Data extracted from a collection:
········
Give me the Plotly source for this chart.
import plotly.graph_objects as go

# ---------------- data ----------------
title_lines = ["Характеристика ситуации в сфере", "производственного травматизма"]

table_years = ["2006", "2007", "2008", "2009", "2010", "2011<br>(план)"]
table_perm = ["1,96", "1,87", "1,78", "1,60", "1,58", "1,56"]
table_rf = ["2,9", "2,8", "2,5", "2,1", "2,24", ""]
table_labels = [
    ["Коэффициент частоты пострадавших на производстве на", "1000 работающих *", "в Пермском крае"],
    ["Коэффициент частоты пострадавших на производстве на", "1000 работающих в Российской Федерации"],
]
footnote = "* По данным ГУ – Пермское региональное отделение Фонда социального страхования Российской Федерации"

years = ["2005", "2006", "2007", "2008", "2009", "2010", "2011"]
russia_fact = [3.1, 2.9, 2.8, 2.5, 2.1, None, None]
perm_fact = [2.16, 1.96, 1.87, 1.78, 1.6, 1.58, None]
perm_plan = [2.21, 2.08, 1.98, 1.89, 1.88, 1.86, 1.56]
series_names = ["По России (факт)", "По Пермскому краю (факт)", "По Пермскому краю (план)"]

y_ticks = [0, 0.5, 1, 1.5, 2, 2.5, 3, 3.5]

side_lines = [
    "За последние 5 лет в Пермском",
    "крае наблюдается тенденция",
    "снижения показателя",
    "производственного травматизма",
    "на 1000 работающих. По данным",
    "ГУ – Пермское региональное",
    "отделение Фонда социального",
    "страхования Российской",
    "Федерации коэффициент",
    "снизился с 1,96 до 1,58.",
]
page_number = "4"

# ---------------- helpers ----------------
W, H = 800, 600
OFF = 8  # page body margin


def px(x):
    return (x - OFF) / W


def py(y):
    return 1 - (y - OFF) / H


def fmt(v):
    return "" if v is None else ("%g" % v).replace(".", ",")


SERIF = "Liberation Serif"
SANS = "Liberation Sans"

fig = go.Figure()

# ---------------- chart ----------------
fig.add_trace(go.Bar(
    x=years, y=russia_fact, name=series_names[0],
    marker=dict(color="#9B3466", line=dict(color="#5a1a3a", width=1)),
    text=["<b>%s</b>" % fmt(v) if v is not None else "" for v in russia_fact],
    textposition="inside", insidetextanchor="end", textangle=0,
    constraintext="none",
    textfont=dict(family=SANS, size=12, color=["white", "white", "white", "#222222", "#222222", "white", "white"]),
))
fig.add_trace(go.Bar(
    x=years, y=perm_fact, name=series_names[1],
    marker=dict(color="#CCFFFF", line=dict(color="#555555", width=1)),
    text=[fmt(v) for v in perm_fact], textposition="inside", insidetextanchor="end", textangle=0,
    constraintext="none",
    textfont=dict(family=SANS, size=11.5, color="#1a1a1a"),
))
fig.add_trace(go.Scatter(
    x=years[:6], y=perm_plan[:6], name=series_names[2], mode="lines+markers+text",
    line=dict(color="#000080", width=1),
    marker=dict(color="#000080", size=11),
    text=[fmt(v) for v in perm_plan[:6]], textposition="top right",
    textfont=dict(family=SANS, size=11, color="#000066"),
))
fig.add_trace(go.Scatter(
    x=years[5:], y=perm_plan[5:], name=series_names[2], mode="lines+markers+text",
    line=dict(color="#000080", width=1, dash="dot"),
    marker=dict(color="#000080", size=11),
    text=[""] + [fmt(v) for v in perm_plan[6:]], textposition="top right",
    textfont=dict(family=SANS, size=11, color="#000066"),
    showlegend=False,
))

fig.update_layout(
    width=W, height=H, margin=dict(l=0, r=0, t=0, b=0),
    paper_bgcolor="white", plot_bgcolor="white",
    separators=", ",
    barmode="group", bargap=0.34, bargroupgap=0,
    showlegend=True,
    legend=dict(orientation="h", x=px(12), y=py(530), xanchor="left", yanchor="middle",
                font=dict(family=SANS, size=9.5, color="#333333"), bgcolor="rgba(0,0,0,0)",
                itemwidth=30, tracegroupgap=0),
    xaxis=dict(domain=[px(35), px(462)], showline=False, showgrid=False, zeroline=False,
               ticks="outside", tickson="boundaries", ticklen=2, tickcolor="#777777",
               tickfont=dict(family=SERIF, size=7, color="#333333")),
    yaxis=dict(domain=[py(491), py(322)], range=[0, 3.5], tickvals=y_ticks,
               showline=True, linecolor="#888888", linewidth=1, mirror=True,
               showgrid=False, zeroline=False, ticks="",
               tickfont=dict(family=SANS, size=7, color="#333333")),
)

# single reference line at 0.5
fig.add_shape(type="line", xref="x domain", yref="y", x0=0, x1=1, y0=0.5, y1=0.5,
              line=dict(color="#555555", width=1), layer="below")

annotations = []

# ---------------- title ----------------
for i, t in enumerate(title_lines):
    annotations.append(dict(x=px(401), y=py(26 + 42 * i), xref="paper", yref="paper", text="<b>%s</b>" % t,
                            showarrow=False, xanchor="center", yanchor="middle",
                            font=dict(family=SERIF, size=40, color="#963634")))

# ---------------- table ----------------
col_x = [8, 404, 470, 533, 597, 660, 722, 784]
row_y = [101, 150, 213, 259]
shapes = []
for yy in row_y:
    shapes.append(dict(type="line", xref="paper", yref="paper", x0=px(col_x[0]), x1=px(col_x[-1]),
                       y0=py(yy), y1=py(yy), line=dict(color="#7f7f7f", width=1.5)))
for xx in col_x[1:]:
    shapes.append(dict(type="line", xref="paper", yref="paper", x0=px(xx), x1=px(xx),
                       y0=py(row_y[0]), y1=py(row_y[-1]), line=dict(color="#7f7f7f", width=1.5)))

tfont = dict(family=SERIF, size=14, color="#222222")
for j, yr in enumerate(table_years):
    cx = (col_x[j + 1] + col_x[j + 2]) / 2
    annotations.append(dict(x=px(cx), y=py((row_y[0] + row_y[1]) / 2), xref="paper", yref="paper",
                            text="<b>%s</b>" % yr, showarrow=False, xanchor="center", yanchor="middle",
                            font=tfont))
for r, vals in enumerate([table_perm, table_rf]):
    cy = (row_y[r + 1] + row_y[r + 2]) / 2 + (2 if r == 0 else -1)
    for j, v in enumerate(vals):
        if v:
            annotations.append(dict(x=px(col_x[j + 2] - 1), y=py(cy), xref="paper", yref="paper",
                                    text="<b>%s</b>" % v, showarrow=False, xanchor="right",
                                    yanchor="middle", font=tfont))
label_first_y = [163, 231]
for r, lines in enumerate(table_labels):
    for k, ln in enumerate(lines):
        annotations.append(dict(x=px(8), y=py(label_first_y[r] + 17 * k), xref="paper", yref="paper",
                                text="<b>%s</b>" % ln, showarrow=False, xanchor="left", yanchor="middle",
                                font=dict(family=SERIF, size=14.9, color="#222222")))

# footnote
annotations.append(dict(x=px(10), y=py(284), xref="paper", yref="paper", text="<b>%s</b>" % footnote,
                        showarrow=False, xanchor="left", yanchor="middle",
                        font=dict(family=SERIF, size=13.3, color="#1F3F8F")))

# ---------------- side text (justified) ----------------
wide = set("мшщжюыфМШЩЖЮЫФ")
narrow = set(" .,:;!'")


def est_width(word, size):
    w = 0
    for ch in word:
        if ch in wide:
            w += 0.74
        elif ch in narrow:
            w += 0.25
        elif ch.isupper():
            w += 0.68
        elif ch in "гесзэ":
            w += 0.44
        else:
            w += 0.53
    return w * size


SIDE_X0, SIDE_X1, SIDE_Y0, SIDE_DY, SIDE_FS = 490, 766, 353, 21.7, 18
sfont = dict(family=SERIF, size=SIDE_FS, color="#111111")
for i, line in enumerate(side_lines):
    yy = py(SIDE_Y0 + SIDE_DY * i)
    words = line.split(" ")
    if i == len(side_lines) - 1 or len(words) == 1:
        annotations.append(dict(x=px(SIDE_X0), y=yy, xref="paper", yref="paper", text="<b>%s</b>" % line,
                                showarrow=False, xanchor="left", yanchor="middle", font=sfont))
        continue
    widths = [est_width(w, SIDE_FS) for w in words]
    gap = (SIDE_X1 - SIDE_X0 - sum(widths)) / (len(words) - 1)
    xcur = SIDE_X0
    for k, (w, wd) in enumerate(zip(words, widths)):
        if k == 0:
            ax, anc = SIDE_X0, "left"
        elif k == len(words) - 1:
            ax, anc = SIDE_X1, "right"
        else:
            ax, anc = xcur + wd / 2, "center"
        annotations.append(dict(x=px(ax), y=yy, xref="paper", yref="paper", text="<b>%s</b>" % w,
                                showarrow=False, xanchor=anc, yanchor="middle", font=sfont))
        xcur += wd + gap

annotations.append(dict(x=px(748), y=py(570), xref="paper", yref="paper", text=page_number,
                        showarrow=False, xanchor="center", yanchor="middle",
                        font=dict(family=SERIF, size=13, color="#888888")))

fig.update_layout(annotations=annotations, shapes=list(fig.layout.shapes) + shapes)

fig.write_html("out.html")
········
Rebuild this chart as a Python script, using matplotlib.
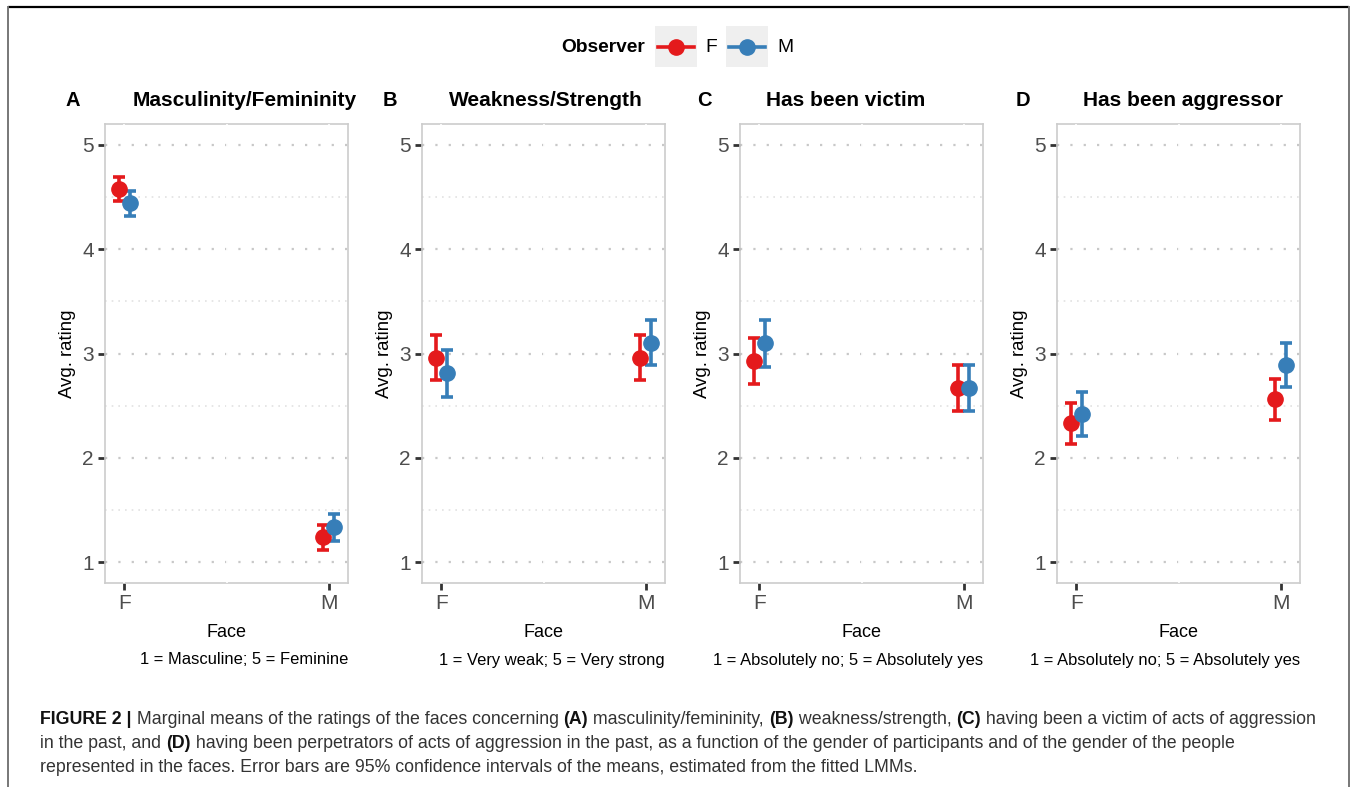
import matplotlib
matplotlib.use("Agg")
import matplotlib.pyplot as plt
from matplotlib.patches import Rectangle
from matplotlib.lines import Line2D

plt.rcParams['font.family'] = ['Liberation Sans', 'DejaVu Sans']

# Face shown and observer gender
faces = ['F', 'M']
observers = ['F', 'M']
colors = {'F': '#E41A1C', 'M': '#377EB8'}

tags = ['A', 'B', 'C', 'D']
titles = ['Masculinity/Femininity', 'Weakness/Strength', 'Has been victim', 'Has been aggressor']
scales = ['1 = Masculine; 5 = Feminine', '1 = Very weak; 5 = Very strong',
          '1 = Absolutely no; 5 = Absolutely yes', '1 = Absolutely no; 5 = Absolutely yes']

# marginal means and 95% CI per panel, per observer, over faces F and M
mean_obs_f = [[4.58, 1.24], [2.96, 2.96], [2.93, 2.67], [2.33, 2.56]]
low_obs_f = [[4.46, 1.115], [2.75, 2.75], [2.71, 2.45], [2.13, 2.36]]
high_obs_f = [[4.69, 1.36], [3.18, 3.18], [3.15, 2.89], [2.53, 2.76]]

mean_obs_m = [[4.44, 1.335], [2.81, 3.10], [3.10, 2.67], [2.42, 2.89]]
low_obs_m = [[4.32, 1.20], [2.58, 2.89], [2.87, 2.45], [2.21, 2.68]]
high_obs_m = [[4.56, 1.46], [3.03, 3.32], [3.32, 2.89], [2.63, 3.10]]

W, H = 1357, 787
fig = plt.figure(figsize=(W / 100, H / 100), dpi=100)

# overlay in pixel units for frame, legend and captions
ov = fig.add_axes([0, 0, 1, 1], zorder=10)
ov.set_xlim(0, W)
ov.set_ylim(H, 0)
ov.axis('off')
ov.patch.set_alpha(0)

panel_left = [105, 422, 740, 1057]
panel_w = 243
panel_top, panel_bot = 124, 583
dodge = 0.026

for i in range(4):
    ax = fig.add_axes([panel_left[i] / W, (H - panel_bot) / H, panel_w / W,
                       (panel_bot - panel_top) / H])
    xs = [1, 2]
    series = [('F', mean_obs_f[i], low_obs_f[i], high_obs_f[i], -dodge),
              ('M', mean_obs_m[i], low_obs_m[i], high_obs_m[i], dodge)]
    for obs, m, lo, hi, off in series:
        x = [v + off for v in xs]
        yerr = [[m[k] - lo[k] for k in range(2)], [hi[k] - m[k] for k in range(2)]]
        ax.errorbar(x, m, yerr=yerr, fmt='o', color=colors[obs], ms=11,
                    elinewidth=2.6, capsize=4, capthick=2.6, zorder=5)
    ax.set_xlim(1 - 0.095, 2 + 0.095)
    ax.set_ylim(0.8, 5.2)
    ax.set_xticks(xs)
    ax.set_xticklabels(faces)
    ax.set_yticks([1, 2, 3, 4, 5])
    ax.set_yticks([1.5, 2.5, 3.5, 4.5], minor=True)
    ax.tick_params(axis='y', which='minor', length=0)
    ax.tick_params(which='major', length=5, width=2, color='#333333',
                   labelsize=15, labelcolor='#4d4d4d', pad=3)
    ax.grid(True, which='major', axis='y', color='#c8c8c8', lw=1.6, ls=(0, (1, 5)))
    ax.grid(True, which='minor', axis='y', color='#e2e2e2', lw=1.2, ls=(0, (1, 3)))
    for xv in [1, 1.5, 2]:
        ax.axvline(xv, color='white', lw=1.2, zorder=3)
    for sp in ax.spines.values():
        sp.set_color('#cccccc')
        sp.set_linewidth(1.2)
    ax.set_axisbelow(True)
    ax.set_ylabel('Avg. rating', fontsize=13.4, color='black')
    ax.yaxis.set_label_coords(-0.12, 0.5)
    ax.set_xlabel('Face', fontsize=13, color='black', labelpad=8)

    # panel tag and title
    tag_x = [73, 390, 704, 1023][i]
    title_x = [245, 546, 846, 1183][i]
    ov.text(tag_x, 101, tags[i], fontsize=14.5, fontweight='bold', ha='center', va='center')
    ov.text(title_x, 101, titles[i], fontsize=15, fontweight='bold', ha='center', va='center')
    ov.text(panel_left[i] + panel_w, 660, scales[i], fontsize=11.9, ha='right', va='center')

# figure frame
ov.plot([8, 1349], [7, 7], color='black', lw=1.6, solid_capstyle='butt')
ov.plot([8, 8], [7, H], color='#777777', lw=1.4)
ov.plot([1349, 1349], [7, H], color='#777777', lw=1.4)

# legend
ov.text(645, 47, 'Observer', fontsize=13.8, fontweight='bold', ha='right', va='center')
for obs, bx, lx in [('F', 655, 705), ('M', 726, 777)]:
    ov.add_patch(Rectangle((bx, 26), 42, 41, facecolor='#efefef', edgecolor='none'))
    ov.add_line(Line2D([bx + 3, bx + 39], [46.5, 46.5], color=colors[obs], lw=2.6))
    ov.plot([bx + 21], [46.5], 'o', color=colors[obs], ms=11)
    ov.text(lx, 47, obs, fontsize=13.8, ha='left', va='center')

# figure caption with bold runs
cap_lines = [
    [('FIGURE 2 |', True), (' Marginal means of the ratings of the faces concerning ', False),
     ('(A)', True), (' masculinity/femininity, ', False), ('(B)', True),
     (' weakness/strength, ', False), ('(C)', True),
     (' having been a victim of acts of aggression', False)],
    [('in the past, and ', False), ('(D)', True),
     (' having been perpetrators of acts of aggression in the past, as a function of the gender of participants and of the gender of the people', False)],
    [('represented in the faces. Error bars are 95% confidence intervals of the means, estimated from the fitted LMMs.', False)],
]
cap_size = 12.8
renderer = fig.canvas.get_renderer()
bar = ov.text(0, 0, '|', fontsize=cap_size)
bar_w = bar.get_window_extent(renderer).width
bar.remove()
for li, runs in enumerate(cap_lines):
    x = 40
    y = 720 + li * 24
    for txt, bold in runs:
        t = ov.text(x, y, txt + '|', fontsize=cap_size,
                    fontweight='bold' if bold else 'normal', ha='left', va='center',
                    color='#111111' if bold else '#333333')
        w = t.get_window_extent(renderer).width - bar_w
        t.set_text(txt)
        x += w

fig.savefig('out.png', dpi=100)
········
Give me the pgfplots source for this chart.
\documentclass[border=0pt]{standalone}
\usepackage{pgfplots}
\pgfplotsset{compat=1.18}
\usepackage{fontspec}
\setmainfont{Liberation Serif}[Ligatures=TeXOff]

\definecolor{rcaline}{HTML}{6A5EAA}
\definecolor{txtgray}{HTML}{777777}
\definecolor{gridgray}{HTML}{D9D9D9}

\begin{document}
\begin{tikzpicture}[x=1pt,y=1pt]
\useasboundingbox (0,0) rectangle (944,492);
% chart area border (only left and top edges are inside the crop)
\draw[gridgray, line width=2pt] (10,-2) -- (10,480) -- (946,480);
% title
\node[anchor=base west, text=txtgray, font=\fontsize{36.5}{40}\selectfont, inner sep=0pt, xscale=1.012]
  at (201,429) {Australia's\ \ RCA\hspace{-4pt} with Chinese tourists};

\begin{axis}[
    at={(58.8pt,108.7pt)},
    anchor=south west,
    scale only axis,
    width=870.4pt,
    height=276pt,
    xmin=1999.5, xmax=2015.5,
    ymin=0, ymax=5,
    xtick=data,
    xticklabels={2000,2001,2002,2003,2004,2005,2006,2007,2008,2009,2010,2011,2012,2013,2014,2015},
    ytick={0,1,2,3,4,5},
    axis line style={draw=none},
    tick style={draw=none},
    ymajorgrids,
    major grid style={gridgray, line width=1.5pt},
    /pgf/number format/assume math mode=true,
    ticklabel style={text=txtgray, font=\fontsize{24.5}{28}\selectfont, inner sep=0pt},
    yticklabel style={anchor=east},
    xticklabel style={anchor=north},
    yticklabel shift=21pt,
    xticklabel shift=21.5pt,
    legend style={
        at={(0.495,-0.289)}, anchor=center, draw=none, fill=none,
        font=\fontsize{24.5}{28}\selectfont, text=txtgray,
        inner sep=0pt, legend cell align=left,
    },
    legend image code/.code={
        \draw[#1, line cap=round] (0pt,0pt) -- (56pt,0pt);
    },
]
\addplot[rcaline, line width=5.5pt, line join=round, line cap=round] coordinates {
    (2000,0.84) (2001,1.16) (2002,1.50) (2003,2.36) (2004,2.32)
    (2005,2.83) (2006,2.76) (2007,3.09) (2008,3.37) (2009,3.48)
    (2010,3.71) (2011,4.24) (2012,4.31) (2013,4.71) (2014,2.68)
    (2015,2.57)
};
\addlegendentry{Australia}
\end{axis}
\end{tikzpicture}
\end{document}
········
Aim: As listed above, the lines from the line with "Give me the Plotly source for this chart." to the line with "По данным ГУ" are to be echoed exactly, with both ends included and nothing added.

Completed task:
Give me the Plotly source for this chart.
import plotly.graph_objects as go

# ---------------- data ----------------
title_lines = ["Характеристика ситуации в сфере", "производственного травматизма"]

table_years = ["2006", "2007", "2008", "2009", "2010", "2011<br>(план)"]
table_perm = ["1,96", "1,87", "1,78", "1,60", "1,58", "1,56"]
table_rf = ["2,9", "2,8", "2,5", "2,1", "2,24", ""]
table_labels = [
    ["Коэффициент частоты пострадавших на производстве на", "1000 работающих *", "в Пермском крае"],
    ["Коэффициент частоты пострадавших на производстве на", "1000 работающих в Российской Федерации"],
]
footnote = "* По данным ГУ – Пермское региональное отделение Фонда социального страхования Российской Федерации"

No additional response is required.